In academia, you don’t need to pay as much attention to communication, as everyone in the small group of experts understands your work very well.
What could academia do to encourage more scientists to spin out companies?
One problem with academia is that the professors have often never been anywhere except another university professionally. So they're training you also to become a professor.
It's very rare to find a professor in the sciences who came from industry or was part of a company or a startup.
The professors should have a more diverse professional background.
The other problem is that you don't learn much about industrial chemistry like cement or steel making in your chemistry degree. So you are not given a broad understanding of these chemistries that are so important in our society.
I wish there had been more focus on industry and applicable chemistry and less so on esoteric academic chemistry in my chemistry degrees.

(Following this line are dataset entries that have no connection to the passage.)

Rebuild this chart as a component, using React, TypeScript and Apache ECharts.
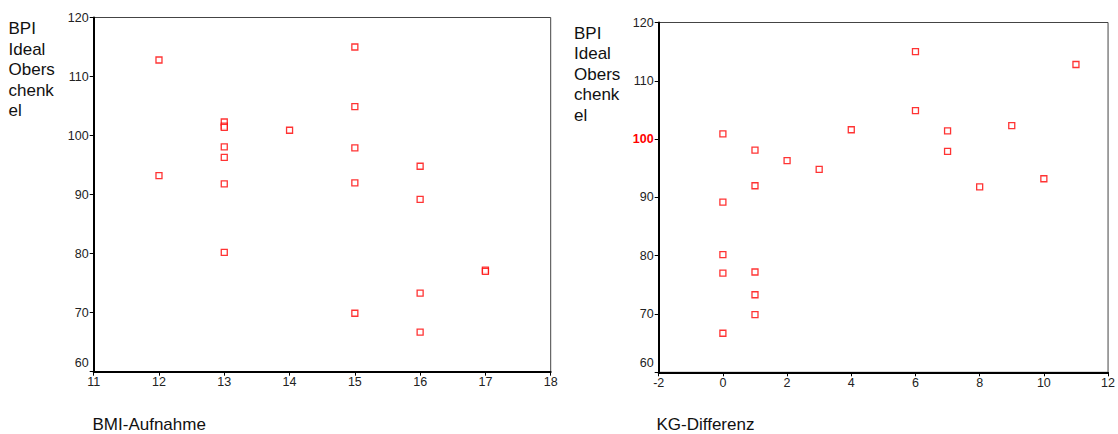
import React, { useEffect, useRef } from "react";
import * as echarts from "echarts";

const bpiIdeal = [112.8, 93.2, 102.3, 101.6, 101.4, 98.1, 96.3, 91.8, 80.2, 100.9, 115.0, 104.9, 97.9, 92.0, 69.9, 94.8, 89.2, 73.3, 66.7, 77.2, 77.0];
const bmiAufnahme = [12, 12, 13, 13, 13, 13, 13, 13, 13, 14, 15, 15, 15, 15, 15, 16, 16, 16, 16, 17, 17];
const kgDifferenz = [11, 10, 9, 4, 7, 1, 2, 8, 0, 0, 6, 6, 7, 1, 1, 3, 0, 1, 0, 1, 0];

const yAxisTitle = ["BPI", "Ideal", "Obers", "chenk", "el"];
const xTitleLeft = "BMI-Aufnahme";
const xTitleRight = "KG-Differenz";

const FONT = "'Liberation Sans', Arial, sans-serif";
const TICK_FS = 12.5;

export default function App() {
  const ref = useRef<HTMLDivElement>(null);
  useEffect(() => {
    if (!ref.current) return;
    const chart = echarts.init(ref.current, null, { renderer: "svg" });
    const leftData = bmiAufnahme.map((x, i) => [x, bpiIdeal[i]]);
    const rightData = kgDifferenz.map((x, i) => [x, bpiIdeal[i]]);

    const yAxisBase = (gi: number, highlight: boolean) => ({
      type: "value",
      gridIndex: gi,
      min: 60,
      max: 120,
      interval: 10,
      splitLine: { show: false },
      axisLine: { show: true, onZero: false, lineStyle: { color: "#000", width: 2 } },
      axisTick: { show: true, length: 4, lineStyle: { color: "#000", width: 1 } },
      axisLabel: {
        margin: 5,
        fontFamily: FONT,
        fontSize: TICK_FS,
        color: "#222",
        formatter: (v: number) => {
          if (v === 60) return "{bot|" + v + "}";
          if (highlight && v === 100) return "{hl|" + v + "}";
          return String(v);
        },
        rich: {
          bot: { fontFamily: FONT, fontSize: TICK_FS, color: "#222", padding: [0, 0, 18, 0] },
          hl: { fontFamily: FONT, fontSize: TICK_FS, color: "#f00", fontWeight: "bold" },
        },
      },
    });

    const xAxisBase = (gi: number, min: number, max: number, interval: number) => ({
      type: "value",
      gridIndex: gi,
      min,
      max,
      interval,
      splitLine: { show: false },
      axisLine: { show: true, onZero: false, lineStyle: { color: "#000", width: 2 } },
      axisTick: { show: true, length: 4, lineStyle: { color: "#000", width: 1 } },
      axisLabel: { margin: 4, fontFamily: FONT, fontSize: TICK_FS, color: "#222" },
    });

    const seriesStyle = {
      type: "scatter",
      symbol: "rect",
      symbolSize: 6,
      itemStyle: { color: "#fff", borderColor: "#f00", borderWidth: 1.3 },
    };

    const yTitle = (x: number, y: number) =>
      yAxisTitle.map((t, i) => ({
        type: "text",
        x,
        y: y + i * 20.6,
        style: { text: t, font: `17px ${FONT}`, fill: "#111", verticalAlign: "middle" },
      }));

    chart.setOption({
      animation: false,
      backgroundColor: "#fff",
      grid: [
        { left: 93.7, top: 17.5, width: 457, height: 354.2, show: true, borderColor: "#444", borderWidth: 1, backgroundColor: "transparent" },
        { left: 658.7, top: 22.5, width: 450.3, height: 349.8, show: true, borderColor: "#444", borderWidth: 1, backgroundColor: "transparent" },
      ],
      xAxis: [xAxisBase(0, 11, 18, 1), xAxisBase(1, -2, 12, 2)],
      yAxis: [yAxisBase(0, false), yAxisBase(1, true)],
      series: [
        { ...seriesStyle, xAxisIndex: 0, yAxisIndex: 0, data: leftData },
        { ...seriesStyle, xAxisIndex: 1, yAxisIndex: 1, data: rightData },
      ],
      graphic: [
        ...yTitle(8.5, 28.5),
        ...yTitle(574, 33),
        { type: "text", x: 92.5, y: 424.5, style: { text: xTitleLeft, font: `17px ${FONT}`, fill: "#111", verticalAlign: "middle" } },
        { type: "text", x: 656.5, y: 424.5, style: { text: xTitleRight, font: `17px ${FONT}`, fill: "#111", verticalAlign: "middle" } },
      ],
    });
    return () => chart.dispose();
  }, []);
  return <div ref={ref} style={{ position: "fixed", left: 0, top: 0, width: 1118, height: 434 }} />;
}
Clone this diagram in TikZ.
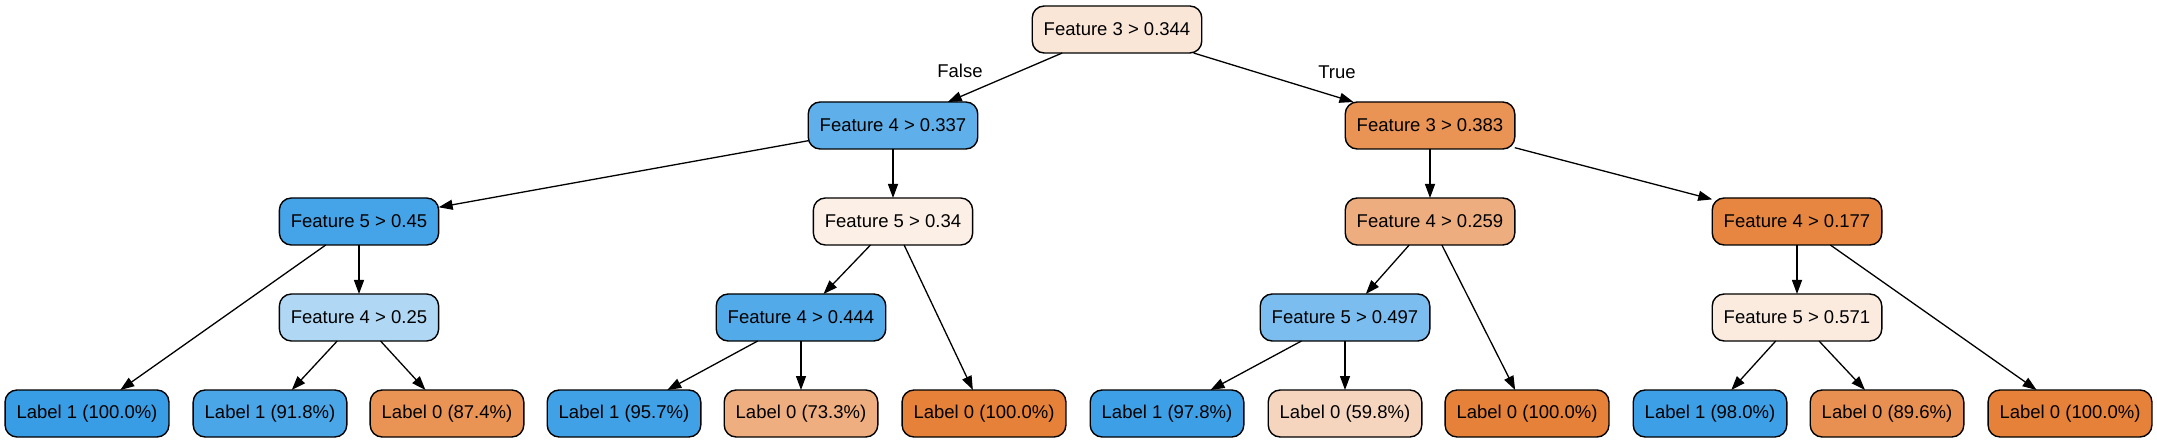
\documentclass[tikz,border=0pt]{standalone}
\usepackage{fontspec}
\setmainfont{Liberation Sans}
\usepackage{xcolor}
\usepackage{tikz}
\usetikzlibrary{arrows.meta,positioning}

\definecolor{orn}{HTML}{E58139}
\definecolor{blu}{HTML}{399DE5}

\begin{document}
\begin{tikzpicture}[
    x=1pt, y=-1pt,
    font=\fontsize{18.5}{22}\selectfont,
    >={Triangle[length=14pt, width=10pt]},
    % Styles
    split/.style={rectangle, draw=black, line width=1.4pt, rounded corners=12pt, minimum height=47pt, inner xsep=11.5pt, inner ysep=0pt, outer sep=0pt},
    leaf/.style={split},
    branch/.style={inner sep=0pt},
    arrow/.style={->, line width=1.3pt, draw=black}
]
\useasboundingbox (0,0) rectangle (2157,443);

% --- Root ---
\node[split, fill=orn!20!white] (f3_344) at (1117,29.5) {Feature 3 > 0.344};

% --- False Branch (Left) ---
\node[split, fill=blu!81!white, below=49pt of f3_344, xshift=-224pt] (f4_337) {Feature 4 > 0.337};
\node[split, fill=blu!94!white, below=49pt of f4_337, xshift=-534pt] (f5_45) {Feature 5 > 0.45};
\node[split, fill=orn!13!white, below=49pt of f4_337] (f5_34) {Feature 5 > 0.34};
\node[split, fill=blu!40!white, below=49pt of f5_45] (f4_25) {Feature 4 > 0.25};
\node[split, fill=blu!87!white, below=49pt of f5_34, xshift=-92pt] (f4_444) {Feature 4 > 0.444};

\node[leaf, fill=blu, below=145pt of f5_45, xshift=-272pt] (lab1_100) {Label 1 (100.0\%)};
\node[leaf, fill=blu!91!white, below=49pt of f4_25, xshift=-89pt] (lab1_918) {Label 1 (91.8\%)};
\node[leaf, fill=orn!86!white, below=49pt of f4_25, xshift=88pt] (lab0_874) {Label 0 (87.4\%)};
\node[leaf, fill=blu!96!white, below=49pt of f4_444, xshift=-177pt] (lab1_957) {Label 1 (95.7\%)};
\node[leaf, fill=orn!64!white, below=49pt of f4_444] (lab0_733) {Label 0 (73.3\%)};
\node[leaf, fill=orn, below=145pt of f5_34, xshift=91pt] (lab0_100a) {Label 0 (100.0\%)};

% --- True Branch (Right) ---
\node[split, fill=orn!86!white, below=49pt of f3_344, xshift=313pt] (f3_383) {Feature 3 > 0.383};
\node[split, fill=orn!65!white, below=49pt of f3_383] (f4_259) {Feature 4 > 0.259};
\node[split, fill=orn!96!white, below=49pt of f3_383, xshift=367pt] (f4_177) {Feature 4 > 0.177};
\node[split, fill=blu!67!white, below=49pt of f4_259, xshift=-85pt] (f5_497) {Feature 5 > 0.497};
\node[split, fill=orn!16!white, below=49pt of f4_177] (f5_571) {Feature 5 > 0.571};

\node[leaf, fill=blu!98!white, below=49pt of f5_497, xshift=-178pt] (lab1_978) {Label 1 (97.8\%)};
\node[leaf, fill=orn!33!white, below=49pt of f5_497] (lab0_598) {Label 0 (59.8\%)};
\node[leaf, fill=orn, below=145pt of f4_259, xshift=97pt] (lab0_100b) {Label 0 (100.0\%)};
\node[leaf, fill=blu!98!white, below=49pt of f5_571, xshift=-87pt] (lab1_980) {Label 1 (98.0\%)};
\node[leaf, fill=orn!88!white, below=49pt of f5_571, xshift=90pt] (lab0_896) {Label 0 (89.6\%)};
\node[leaf, fill=orn, below=145pt of f4_177, xshift=273pt] (lab0_100c) {Label 0 (100.0\%)};

% --- Branch Labels ---
\node[branch] (lbl_false) at (960,71) {False};
\node[branch] (lbl_true) at (1337,72) {True};

% --- Connections ---
\draw[arrow] (f3_344) -- (f4_337);
\draw[arrow] (f3_344) -- (f3_383);

\draw[arrow] (f4_337) -- (f5_45);
\draw[arrow] (f4_337) -- (f5_34);
\draw[arrow] (f5_45) -- (lab1_100);
\draw[arrow] (f5_45) -- (f4_25);
\draw[arrow] (f4_25) -- (lab1_918);
\draw[arrow] (f4_25) -- (lab0_874);
\draw[arrow] (f5_34) -- (f4_444);
\draw[arrow] (f5_34) -- (lab0_100a);
\draw[arrow] (f4_444) -- (lab1_957);
\draw[arrow] (f4_444) -- (lab0_733);

\draw[arrow] (f3_383) -- (f4_259);
\draw[arrow] (f3_383) -- (f4_177);
\draw[arrow] (f4_259) -- (f5_497);
\draw[arrow] (f4_259) -- (lab0_100b);
\draw[arrow] (f5_497) -- (lab1_978);
\draw[arrow] (f5_497) -- (lab0_598);
\draw[arrow] (f4_177) -- (f5_571);
\draw[arrow] (f4_177) -- (lab0_100c);
\draw[arrow] (f5_571) -- (lab1_980);
\draw[arrow] (f5_571) -- (lab0_896);

\end{tikzpicture}
\end{document}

What advice would you give to future or current climate tech founders?
For anyone who has a background in chemistry, open Wikipedia and start learning about new things. Try not to be intimidated by the invention process, but rather be open to it.
You don't have to be an expert in the things that you invent around. For example, aluminum smelting was independently invented by two 19-year-old boys who were just playing with different aluminum chemistries on their own time. Neither was I an expert in cement when I started my research on electrifying it.
You're likely to innovate if you come from a fresh mindset without any inherent limitations. If you are always looking for it, it will come to you.
I found it absolutely amazing what Leah and Sublime Systems are developing. I hope you got inspired and learnt a lot about cement production and how it can be changed to a better!